Art Hobson, ahobson@uark.edu
NWA Times, 3 June 2012
Northwest Arkansas Infrastructure Development: Building Wisely
Our
region's cities and towns are mostly wonderful places to live. However, our too-rapid growth means we'd
better pay attention or things will go rapidly awry. To advance, we'd better build our infrastructure
for long-term quality of life, not short-term profits. These decisions will resonate for
decades.
Last
month's Northwest Arkansas Development Conference laid out plans and problems. As this newspaper reported, Bentonville's
Mayor Bob McCaslin and planner Daniel Hitz said renovation around the square, the extraordinary
Crystal Bridges Museum, trails around the museum, restaurants, and farmers markets
have moved downtown development "off the charts." It's the kind of high-quality
people-oriented development that makes our region great.
Fayetteville
is moving in several smart directions.
Trails coordinator Matt Mihalevich and urban
developer Seth Mims talked about the economic benefits of trails, describing
projects built or planned along trails or near Ozark Regional Transit bus stops. The ability of such development to draw folks
together rather than sprawling them all over the countryside is one of the many
benefits of trails, sidewalks, and transit. Maihalevich
said developers are "choosing sites based on the trail being
there."
Mayor
Lioneld Jordan said Fayetteville favors more infill,
and that the city's zoning approach mixes residences, apartments, and
commercial services to form real neighborhoods while discouraging car-dependent
suburbs. It was refreshing to hear
of plans for high-density student apartments near the university. High density saves driving, money, time,
energy, resources, and environment, while reducing boring sprawl, increasing
the feasibility of alternative transportation, and adding to the excitement of
urban life.
Speaking
of infill, Fayetteville's most glaring example of undervalued, ugly urban space
amid high-value surroundings is the block of ground-level parking west of the
Walton Arts Center. Such parking
sprawl signifies urban decay and the sooner it can be replaced with, for
example, decked parking surrounded by people-oriented shops, the better. Some of us have been saying this for
years but this eyesore seems eternal.
All
this fits squarely into the progressive "new urbanism" principles,
although by now this movement is no longer so new. James Kunstler's 1993 gem "The
Geography of Nowhere" is a new urbanism classic and still an inspiring
read that focuses on the devastation of our urban fabric at the hands of
America's car culture.
On
a more depressing note, Arkansas Highway and Transportation Department director
Scott Bennett spoke of further Los Angeles-style freeway development out on
I-540 where the geography of nowhere so obviously rules. The plan is to finance highway widening
to six or (count 'em) eight lanes, along with further
megatons of asphalt spread over our gorgeous state's entire landscape, with a
half-cent statewide sales tax to be voted on this November. As an indication of the magnitude of
this proposal, the state recently began widening a 1.4-mile stretch north of
Martin Luther King Boulevard to six lanes.
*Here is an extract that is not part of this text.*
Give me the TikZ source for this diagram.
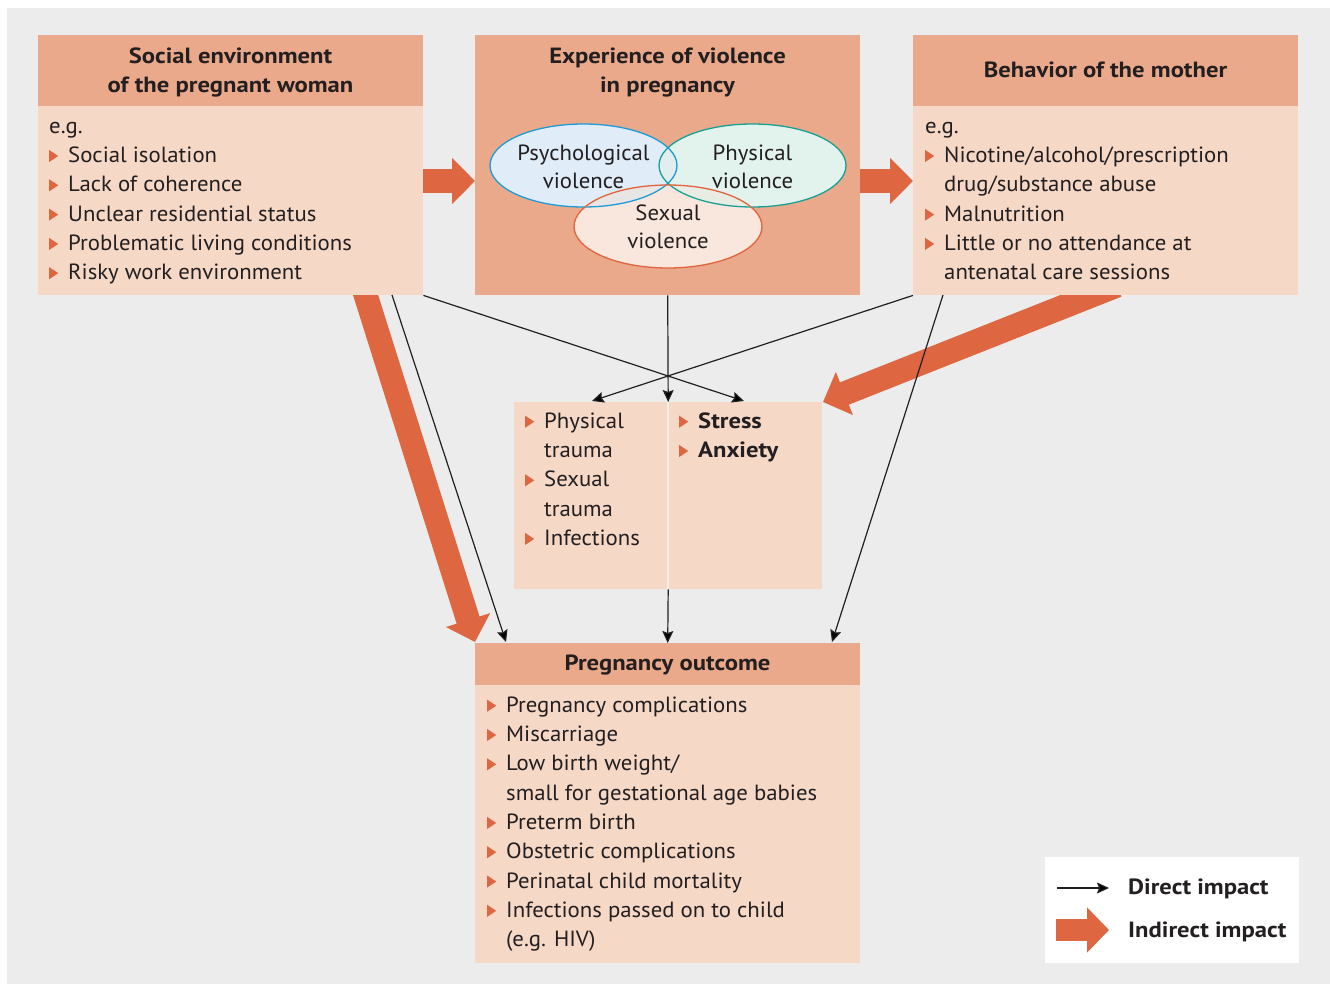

The tab for just this bit of widening is about $6 million--comparable to
the $7.5 million that would have been raised each year by the recently-defeated
Washington County transit tax. An extra
two lanes along a measly 1.4 miles of interstate would nearly pay for widespread
buses through the county for a year!
Something's wrong with those priorities.
The
congestion on I-540 happened because, instead of functioning as a long-distance
interstate connection, the interstate was "developed" by our regional
planning geniuses into Northwest Arkansas' main street. Big box stores, big box churches, megamalls,
and city expansion west of the highway, never should have happened. Instead, I-540 has attracted the kind of
sprawl that destroys cities and countryside alike. The downtowns of our four regional
cities are fractured these cheesy car-dependent establishments. The malls and big boxes depend on you
and me to pay for the highways, cars, and gasoline that bring shoppers out to
their sprawling parking lots and their cheap land as they destroy the vitality
of the local shops that used to inhabit our downtowns. It's nowhere, indeed.
I-540
traffic is mostly local, generated by the development that was itself created
by the highway. More lanes only mean
more traffic. It's a developer's
bonanza and a self-fulfilling nightmare, especially for those who can't or
won't afford the annual $9,000 required (according to the AAA) for the care and
feeding of each automobile. And highway
planners now ask Arkansans for an additional half-cent sales tax. Our response should be: If drivers want it let them pay for it,
through gasoline taxes and tolls.
It behooves us to chose wisely between constructive and destructive infrastructure.